The paradox of plenty: How Europe's first farmers grew more people, not taller ones
Sadie Harley
scientific editor
Robert Egan
associate editor
Sayan Tribedi
contributing writer
The first farmers of Europe experienced a significant rise in population, something which impacted their height at the same time. About 8,500 years ago, the adoption of farming led to the surprising result of more babies but smaller bodies. By investigating large bioarchaeological datasets, a hidden life-history trade-off at the onset of European farming was uncovered.
Picture a world where bigger food equals smaller bodies. Isn't it ironic? However, that was exactly the hidden cost faced by Europe's first farmers thousands of years ago. About 9,000 years ago, our ancestors started to give up their hunter-gatherer lives for settled agricultural lives. This switch brought about major changes, including our diets and entire societies.
As farming became more established, they found something puzzling about their skeletal remains: these early farmers were shorter and less robust than their foraging predecessors.
How could a revolution that promises more reliable food make people smaller? When confronted with environmental shifts, organisms will usually reallocate energy, explains life history theory. Abundant food may have meant communities could have more children, even if this meant individual bodies became slightly smaller.
A new study appearing in Proceedings of the National Academy of Sciences gets to the bottom of this ancient puzzle of how this fundamental trade-off played out across the continent.
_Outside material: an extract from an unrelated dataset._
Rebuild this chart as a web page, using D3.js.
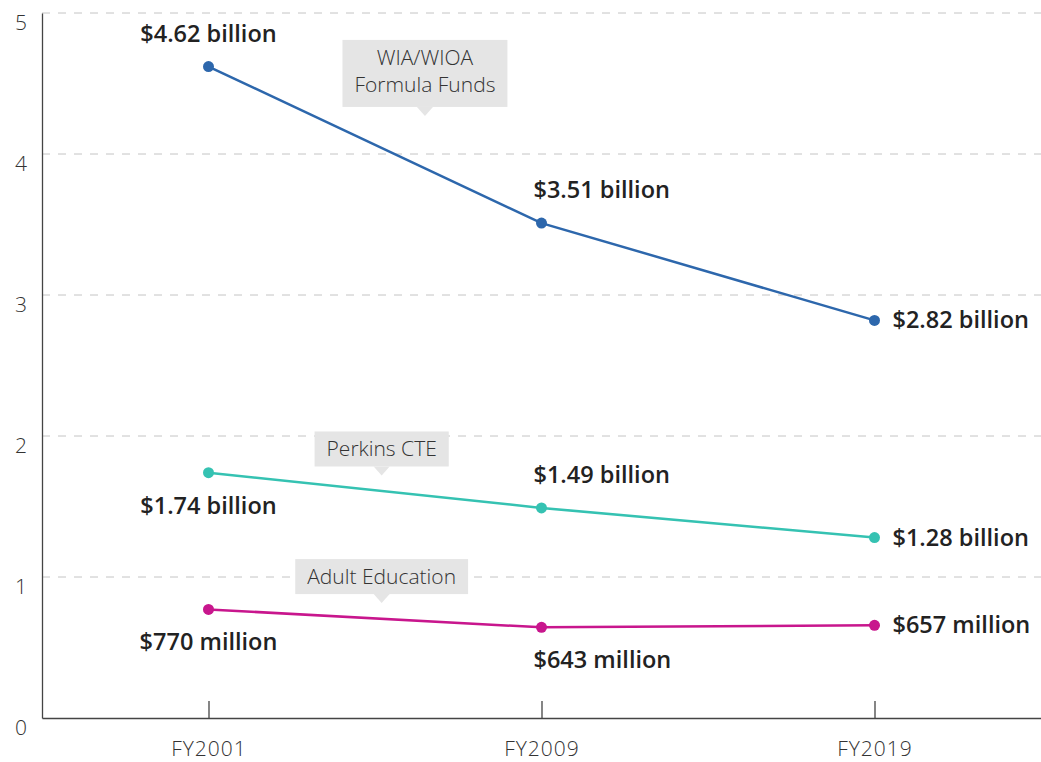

Reading the bones of the past
To test this idea, Eóin Parkinson and colleagues assembled huge datasets: about 3,000 skeletal measurements, 30,937 dietary isotope values, and 60,197 radiocarbon dates from across Europe. Tracking these proxies over 15,000 years revealed a clear pattern. Around 8,500 years ago, radiocarbon frequencies (a proxy for population size) spiked as predicted body size and weight from the bones dipped.
Parkinson reports that "a population 'boom' among early farmers starting at ~8,500 BP coincided with declines in body size, consistent with a life history strategy that favored reproduction over skeletal growth." This suggests early farmers indeed funneled extra resources into fertility—making more children—while individual bodies grew smaller.
These findings confirm hints from previous studies. For example, one analysis found Neolithic Europeans were roughly 1.5 inches shorter on average than preceding hunter-gatherers. Parkinson's work links that stature drop to a demographic surge: agriculture didn't just reduce height, it increased birth rates. In short, early agriculture triggered a classic life-history trade-off between growth and reproduction across the continent.
The Mediterranean's cost, the North's resilience?
Farming expanded into Europe along two corridors: one inland through the Balkans and central Europe, and the other via the coast of the Mediterranean. Everyone came with different food and problems. Southern farmers, particularly those on the Mediterranean route, adopted agriculture such as cereals, fruits and seafood earlier (about 9000–8000 BP) when compared to northern farmers (those on the Danube–Baltic route), who took much longer to adopt cereal agriculture and relied more on dairy and hardier grains.
This regional variation had skeletal repercussions. Populations in the South showed a marked decrease in stature and weight following the adoption of agriculture, due to a quick increase in population numbers and the sacrifices made by individuals. In the North, a less severe decrease in stature was accompanied by a slower population increase.
One possible explanation for the difference may be related to diet: people from northern regions had a higher proportion of protein and dairy products in their diets, thereby alleviating some effects on stature, while people in the South consumed mostly cereals such as wheat and barley, which led to a more severe stature decrease.
It was found that northern and southern populations in Europe displayed different dietary and morphological trends, possibly adapting to the local environment. Moreover, it is believed that the adaptation was characterized by a stronger trade-off between development and fertility in the South. Yet in both areas, the common theme of a relationship between fertility and small body size could be seen.
From ancient fields to modern challenges
This ancient pattern carries a modern message. The Neolithic revolution's effects were not a simple story of progress: Parkinson emphasizes that "the transition to agriculture did not have a singular biological impact, but rather manifested in a complex set of trade-offs." In other words, the rise of farming gave humanity population strength but demanded sacrifices in growth.
Today's rapid lifestyle and dietary changes pose similar puzzles—how does an abundance of food but a sedentary life affect growth and health? By uncovering the deeply ingrained compromises of agriculture, the study makes it evident that even significant changes in lifestyle can carry costs.
The realization of the legacy of our evolutionary history provides insight into why diet, exercise, and reproductive patterns continue to influence us.